▸ **WHAT IS BEING ASKED**
Give an exact copy of every line, leaving images out.
──────
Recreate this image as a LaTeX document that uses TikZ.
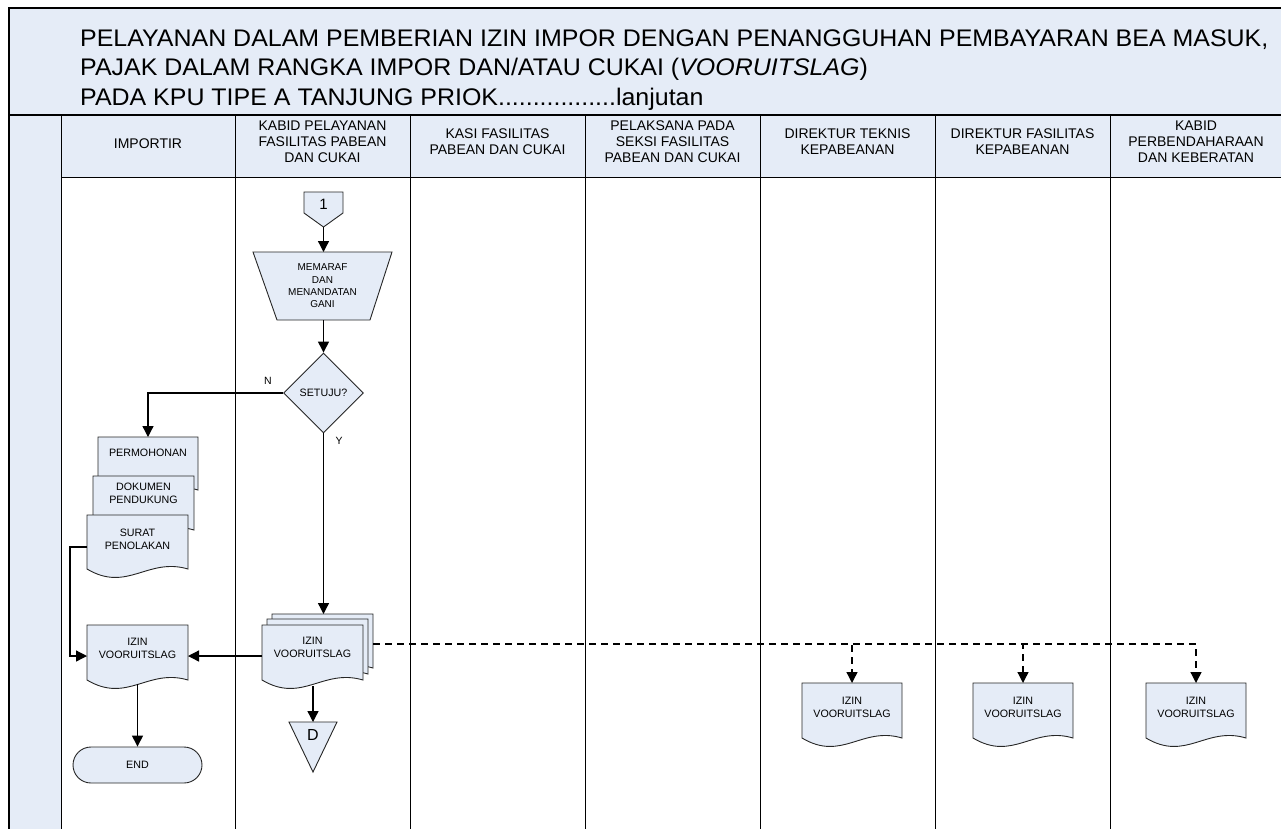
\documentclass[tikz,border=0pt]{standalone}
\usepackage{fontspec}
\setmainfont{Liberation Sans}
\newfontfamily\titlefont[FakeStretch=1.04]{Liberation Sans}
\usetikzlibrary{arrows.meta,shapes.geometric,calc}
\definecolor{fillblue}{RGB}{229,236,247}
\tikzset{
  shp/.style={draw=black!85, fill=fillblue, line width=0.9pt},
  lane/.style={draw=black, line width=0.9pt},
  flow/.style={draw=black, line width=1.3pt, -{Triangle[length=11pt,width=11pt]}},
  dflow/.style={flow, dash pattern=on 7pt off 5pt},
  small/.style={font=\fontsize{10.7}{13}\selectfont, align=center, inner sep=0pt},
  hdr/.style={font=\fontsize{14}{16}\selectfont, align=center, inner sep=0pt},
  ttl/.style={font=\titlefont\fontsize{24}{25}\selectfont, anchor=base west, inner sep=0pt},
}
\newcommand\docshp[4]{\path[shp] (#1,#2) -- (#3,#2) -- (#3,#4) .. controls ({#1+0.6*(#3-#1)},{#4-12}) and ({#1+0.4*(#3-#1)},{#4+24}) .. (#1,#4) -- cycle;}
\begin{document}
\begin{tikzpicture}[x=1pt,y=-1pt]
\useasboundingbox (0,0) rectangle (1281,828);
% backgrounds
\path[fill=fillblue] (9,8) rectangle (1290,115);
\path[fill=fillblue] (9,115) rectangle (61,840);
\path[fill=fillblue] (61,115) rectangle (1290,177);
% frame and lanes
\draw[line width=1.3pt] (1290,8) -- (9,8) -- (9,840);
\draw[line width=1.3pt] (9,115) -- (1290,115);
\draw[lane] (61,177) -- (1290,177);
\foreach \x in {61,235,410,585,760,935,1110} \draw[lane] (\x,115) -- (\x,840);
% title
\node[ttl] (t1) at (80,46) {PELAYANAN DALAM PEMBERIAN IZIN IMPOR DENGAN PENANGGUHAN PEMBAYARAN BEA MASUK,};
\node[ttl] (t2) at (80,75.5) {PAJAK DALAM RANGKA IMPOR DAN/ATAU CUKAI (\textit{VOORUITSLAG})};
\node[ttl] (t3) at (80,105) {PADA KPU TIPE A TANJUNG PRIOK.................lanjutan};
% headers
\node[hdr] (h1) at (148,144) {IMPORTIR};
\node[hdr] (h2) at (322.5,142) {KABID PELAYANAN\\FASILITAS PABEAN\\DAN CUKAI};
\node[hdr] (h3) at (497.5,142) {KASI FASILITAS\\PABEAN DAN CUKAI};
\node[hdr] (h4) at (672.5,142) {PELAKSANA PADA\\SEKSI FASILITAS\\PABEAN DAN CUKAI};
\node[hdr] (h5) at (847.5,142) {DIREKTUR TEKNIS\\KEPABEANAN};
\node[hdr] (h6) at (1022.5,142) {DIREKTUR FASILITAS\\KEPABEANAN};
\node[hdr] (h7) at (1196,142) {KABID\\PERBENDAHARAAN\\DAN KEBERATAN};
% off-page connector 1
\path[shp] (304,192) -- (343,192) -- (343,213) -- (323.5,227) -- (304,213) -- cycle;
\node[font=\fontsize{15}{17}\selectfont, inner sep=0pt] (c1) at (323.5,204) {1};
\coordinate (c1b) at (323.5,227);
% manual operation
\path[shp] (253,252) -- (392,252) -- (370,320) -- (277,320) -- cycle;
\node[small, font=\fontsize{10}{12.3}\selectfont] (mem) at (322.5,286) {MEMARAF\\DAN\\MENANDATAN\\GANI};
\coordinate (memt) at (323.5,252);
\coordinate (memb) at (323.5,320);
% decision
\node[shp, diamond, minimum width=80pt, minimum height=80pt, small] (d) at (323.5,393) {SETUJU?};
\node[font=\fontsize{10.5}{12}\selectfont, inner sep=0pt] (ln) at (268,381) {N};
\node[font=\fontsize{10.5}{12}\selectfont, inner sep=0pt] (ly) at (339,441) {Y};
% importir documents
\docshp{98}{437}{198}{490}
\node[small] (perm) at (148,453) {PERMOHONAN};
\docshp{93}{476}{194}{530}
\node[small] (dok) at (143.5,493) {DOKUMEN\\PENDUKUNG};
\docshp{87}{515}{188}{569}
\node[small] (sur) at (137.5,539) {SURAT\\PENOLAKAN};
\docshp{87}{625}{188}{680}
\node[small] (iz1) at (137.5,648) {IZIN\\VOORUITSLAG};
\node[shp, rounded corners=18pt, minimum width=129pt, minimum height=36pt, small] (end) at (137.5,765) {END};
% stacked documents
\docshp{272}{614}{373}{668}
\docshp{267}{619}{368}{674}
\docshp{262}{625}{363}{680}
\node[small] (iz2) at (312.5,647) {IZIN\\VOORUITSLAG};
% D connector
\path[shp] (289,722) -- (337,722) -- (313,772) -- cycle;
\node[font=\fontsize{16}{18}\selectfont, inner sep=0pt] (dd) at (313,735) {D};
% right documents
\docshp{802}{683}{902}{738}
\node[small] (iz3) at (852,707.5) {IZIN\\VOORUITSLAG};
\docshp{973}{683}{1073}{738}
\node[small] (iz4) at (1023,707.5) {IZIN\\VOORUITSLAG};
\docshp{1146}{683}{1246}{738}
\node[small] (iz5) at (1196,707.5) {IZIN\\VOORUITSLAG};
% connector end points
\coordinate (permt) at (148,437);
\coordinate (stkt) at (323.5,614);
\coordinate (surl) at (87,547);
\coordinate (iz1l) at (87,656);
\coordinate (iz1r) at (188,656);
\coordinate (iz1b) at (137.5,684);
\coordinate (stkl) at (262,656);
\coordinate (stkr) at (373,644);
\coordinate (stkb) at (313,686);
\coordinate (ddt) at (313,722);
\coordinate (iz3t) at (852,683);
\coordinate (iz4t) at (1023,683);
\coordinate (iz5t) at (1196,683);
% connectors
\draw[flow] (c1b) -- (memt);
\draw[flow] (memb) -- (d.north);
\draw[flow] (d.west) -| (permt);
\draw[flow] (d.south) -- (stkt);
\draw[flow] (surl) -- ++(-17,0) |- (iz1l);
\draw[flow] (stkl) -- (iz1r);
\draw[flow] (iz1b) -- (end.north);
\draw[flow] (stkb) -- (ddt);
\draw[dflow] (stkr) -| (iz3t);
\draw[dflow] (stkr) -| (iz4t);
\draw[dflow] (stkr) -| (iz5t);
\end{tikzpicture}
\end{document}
──────
▸ **TASK SOLUTION**
Recreate this image as a LaTeX document that uses TikZ.
\documentclass[tikz,border=0pt]{standalone}
\usepackage{fontspec}
\setmainfont{Liberation Sans}
\newfontfamily\titlefont[FakeStretch=1.04]{Liberation Sans}
\usetikzlibrary{arrows.meta,shapes.geometric,calc}
\definecolor{fillblue}{RGB}{229,236,247}
\tikzset{
  shp/.style={draw=black!85, fill=fillblue, line width=0.9pt},
  lane/.style={draw=black, line width=0.9pt},
  flow/.style={draw=black, line width=1.3pt, -{Triangle[length=11pt,width=11pt]}},
  dflow/.style={flow, dash pattern=on 7pt off 5pt},
  small/.style={font=\fontsize{10.7}{13}\selectfont, align=center, inner sep=0pt},
  hdr/.style={font=\fontsize{14}{16}\selectfont, align=center, inner sep=0pt},
  ttl/.style={font=\titlefont\fontsize{24}{25}\selectfont, anchor=base west, inner sep=0pt},
}
\newcommand\docshp[4]{\path[shp] (#1,#2) -- (#3,#2) -- (#3,#4) .. controls ({#1+0.6*(#3-#1)},{#4-12}) and ({#1+0.4*(#3-#1)},{#4+24}) .. (#1,#4) -- cycle;}
\begin{document}
\begin{tikzpicture}[x=1pt,y=-1pt]
\useasboundingbox (0,0) rectangle (1281,828);
% backgrounds
\path[fill=fillblue] (9,8) rectangle (1290,115);
\path[fill=fillblue] (9,115) rectangle (61,840);
\path[fill=fillblue] (61,115) rectangle (1290,177);
% frame and lanes
\draw[line width=1.3pt] (1290,8) -- (9,8) -- (9,840);
\draw[line width=1.3pt] (9,115) -- (1290,115);
\draw[lane] (61,177) -- (1290,177);
\foreach \x in {61,235,410,585,760,935,1110} \draw[lane] (\x,115) -- (\x,840);
% title
\node[ttl] (t1) at (80,46) {PELAYANAN DALAM PEMBERIAN IZIN IMPOR DENGAN PENANGGUHAN PEMBAYARAN BEA MASUK,};
\node[ttl] (t2) at (80,75.5) {PAJAK DALAM RANGKA IMPOR DAN/ATAU CUKAI (\textit{VOORUITSLAG})};
\node[ttl] (t3) at (80,105) {PADA KPU TIPE A TANJUNG PRIOK.................lanjutan};
% headers
\node[hdr] (h1) at (148,144) {IMPORTIR};
\node[hdr] (h2) at (322.5,142) {KABID PELAYANAN\\FASILITAS PABEAN\\DAN CUKAI};
\node[hdr] (h3) at (497.5,142) {KASI FASILITAS\\PABEAN DAN CUKAI};
\node[hdr] (h4) at (672.5,142) {PELAKSANA PADA\\SEKSI FASILITAS\\PABEAN DAN CUKAI};
\node[hdr] (h5) at (847.5,142) {DIREKTUR TEKNIS\\KEPABEANAN};
\node[hdr] (h6) at (1022.5,142) {DIREKTUR FASILITAS\\KEPABEANAN};
\node[hdr] (h7) at (1196,142) {KABID\\PERBENDAHARAAN\\DAN KEBERATAN};
% off-page connector 1
\path[shp] (304,192) -- (343,192) -- (343,213) -- (323.5,227) -- (304,213) -- cycle;
\node[font=\fontsize{15}{17}\selectfont, inner sep=0pt] (c1) at (323.5,204) {1};
\coordinate (c1b) at (323.5,227);
% manual operation
\path[shp] (253,252) -- (392,252) -- (370,320) -- (277,320) -- cycle;
\node[small, font=\fontsize{10}{12.3}\selectfont] (mem) at (322.5,286) {MEMARAF\\DAN\\MENANDATAN\\GANI};
\coordinate (memt) at (323.5,252);
\coordinate (memb) at (323.5,320);
% decision
\node[shp, diamond, minimum width=80pt, minimum height=80pt, small] (d) at (323.5,393) {SETUJU?};
\node[font=\fontsize{10.5}{12}\selectfont, inner sep=0pt] (ln) at (268,381) {N};
\node[font=\fontsize{10.5}{12}\selectfont, inner sep=0pt] (ly) at (339,441) {Y};
% importir documents
\docshp{98}{437}{198}{490}
\node[small] (perm) at (148,453) {PERMOHONAN};
\docshp{93}{476}{194}{530}
\node[small] (dok) at (143.5,493) {DOKUMEN\\PENDUKUNG};
\docshp{87}{515}{188}{569}
\node[small] (sur) at (137.5,539) {SURAT\\PENOLAKAN};
\docshp{87}{625}{188}{680}
\node[small] (iz1) at (137.5,648) {IZIN\\VOORUITSLAG};
\node[shp, rounded corners=18pt, minimum width=129pt, minimum height=36pt, small] (end) at (137.5,765) {END};
% stacked documents
\docshp{272}{614}{373}{668}
\docshp{267}{619}{368}{674}
\docshp{262}{625}{363}{680}
\node[small] (iz2) at (312.5,647) {IZIN\\VOORUITSLAG};
% D connector
\path[shp] (289,722) -- (337,722) -- (313,772) -- cycle;
\node[font=\fontsize{16}{18}\selectfont, inner sep=0pt] (dd) at (313,735) {D};
% right documents
\docshp{802}{683}{902}{738}
\node[small] (iz3) at (852,707.5) {IZIN\\VOORUITSLAG};
\docshp{973}{683}{1073}{738}
\node[small] (iz4) at (1023,707.5) {IZIN\\VOORUITSLAG};
\docshp{1146}{683}{1246}{738}
\node[small] (iz5) at (1196,707.5) {IZIN\\VOORUITSLAG};
% connector end points
\coordinate (permt) at (148,437);
\coordinate (stkt) at (323.5,614);
\coordinate (surl) at (87,547);
\coordinate (iz1l) at (87,656);
\coordinate (iz1r) at (188,656);
\coordinate (iz1b) at (137.5,684);
\coordinate (stkl) at (262,656);
\coordinate (stkr) at (373,644);
\coordinate (stkb) at (313,686);
\coordinate (ddt) at (313,722);
\coordinate (iz3t) at (852,683);
\coordinate (iz4t) at (1023,683);
\coordinate (iz5t) at (1196,683);
% connectors
\draw[flow] (c1b) -- (memt);
\draw[flow] (memb) -- (d.north);
\draw[flow] (d.west) -| (permt);
\draw[flow] (d.south) -- (stkt);
\draw[flow] (surl) -- ++(-17,0) |- (iz1l);
\draw[flow] (stkl) -- (iz1r);
\draw[flow] (iz1b) -- (end.north);
\draw[flow] (stkb) -- (ddt);
\draw[dflow] (stkr) -| (iz3t);
\draw[dflow] (stkr) -| (iz4t);
\draw[dflow] (stkr) -| (iz5t);
\end{tikzpicture}
\end{document}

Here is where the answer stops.